$2=(a+b\sqrt{10})(c+d\sqrt{10})\implies 2=(a-b\sqrt{10})(c-d\sqrt{10})$ 
Why, $2=(a+b\sqrt{10})(c+d\sqrt{10})\implies 2=(a-b\sqrt{10})(c-d\sqrt{10})$

To show is, that $2$ is irreducible in $\mathbb Z[\sqrt{10}]$ but not prime, everything is clear except the line above. So if the implication above is true, then I get an equation in $\mathbb Z$, $4=(a^2-10b^2)(c^2-10d^2)$ which has no nontrivial factorization, hence irreducibility is shown, BUT why $b$ and $d$ can change their signs ?

 A: You can work this out longhand.
Multiply the first expression out so that $$2=ac+10bd+(ad+bc)\sqrt {10}$$
Now this sets a rational number $2-ac-10bd$ equal to a multiple of $\sqrt {10}$. Since $\sqrt {10}$ is irrational, this multiple must be zero, so that $ad+bc=0$. And if this is true, you will find that the second expression comes to the same thing.

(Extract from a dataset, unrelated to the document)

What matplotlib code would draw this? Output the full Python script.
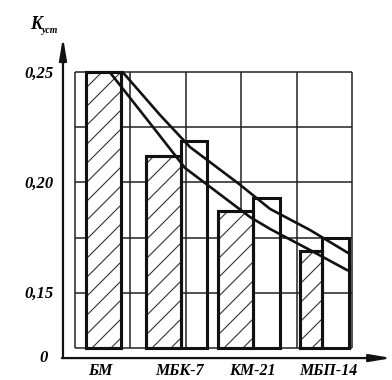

It is worth doing longhand to understand what Henning Makholm says in his solution (which is part of a more general theory)
A: All quadratic number fields/rings come with a conjugation: $a+b\sqrt D \mapsto a-b\sqrt D$. This is clearly a homomorphism, so just apply that to the first equation.
A: The point is that $\{1, \sqrt{10} \}$ is linearly independent over $\mathbb{Q}$, for otherwise, we have $x + y \sqrt{10} =0$ for some $x,y \in \mathbb{Q}$ not both $0$, which implies that $\sqrt{10} \in \mathbb{Q}$, which is not the case ( by uniqueness of prime factorization in $\mathbb{Z}$, for example).   
Now we have if we have $2 = (a+b \sqrt{10})(c+d\sqrt{10}) $ for $a,b,c,d \in \mathbb{Z}$
then the linear independence of $\{1,\sqrt{10} \}$ over $\mathbb{Q}$ forces $2 = ac +10bd$ and $ 0 = (ad+bc)$. But substituting this back also gives $2 = (a-b \sqrt{10})(c-d\sqrt{10})$.
This type of argument works with $\sqrt{10}$ replaced by $\sqrt{d}$ as long as $d$ is an integer which is not a perfect square.